Is this a limitation of AWS Neptune in Localstack right now?

Hi — Please look into our Persistence coverage docs here: Persistence Coverage for AWS Services | Docs

Neptune isn’t supported at the moment.

Ah I see. Is that something you’re already working on at the moment or you don’t know yet when it’ll be implemented? Either way, is there a way for me to only enable persistence for some services?
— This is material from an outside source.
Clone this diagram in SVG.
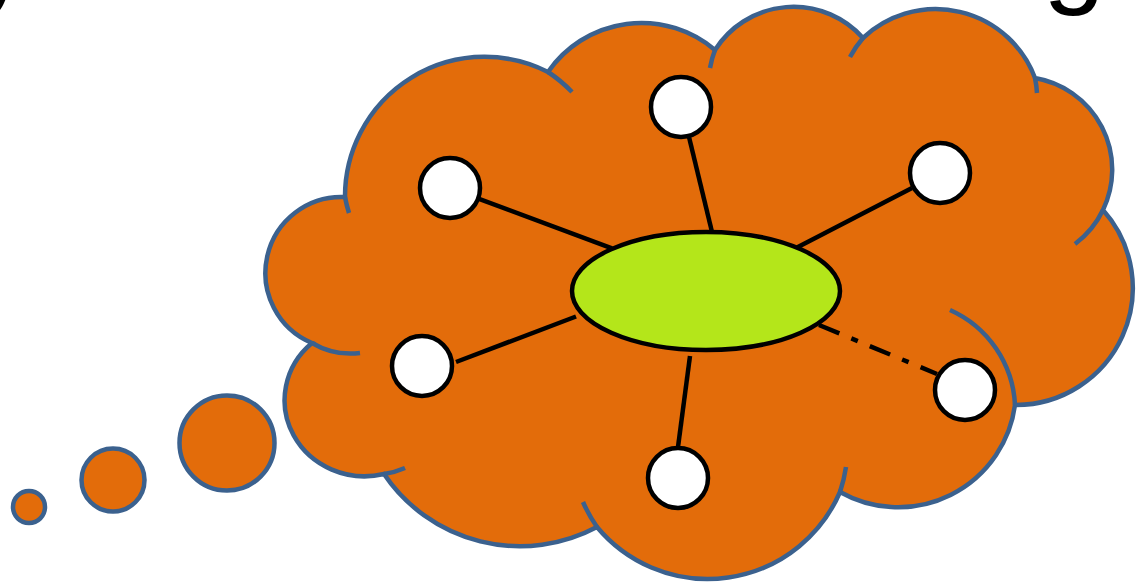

Like SQS, DynamoDB and have it off for AWS Neptune?

Hi — We are working on improving the persistence support. I will update the thread once we have valid persistence tests for Neptune.

Persistence for other series are available. There is no way to turn it off for Neptune though. I would suggest to use an Init hook to create a Neptune cluster at the start while having LocalStack restore the state of other services.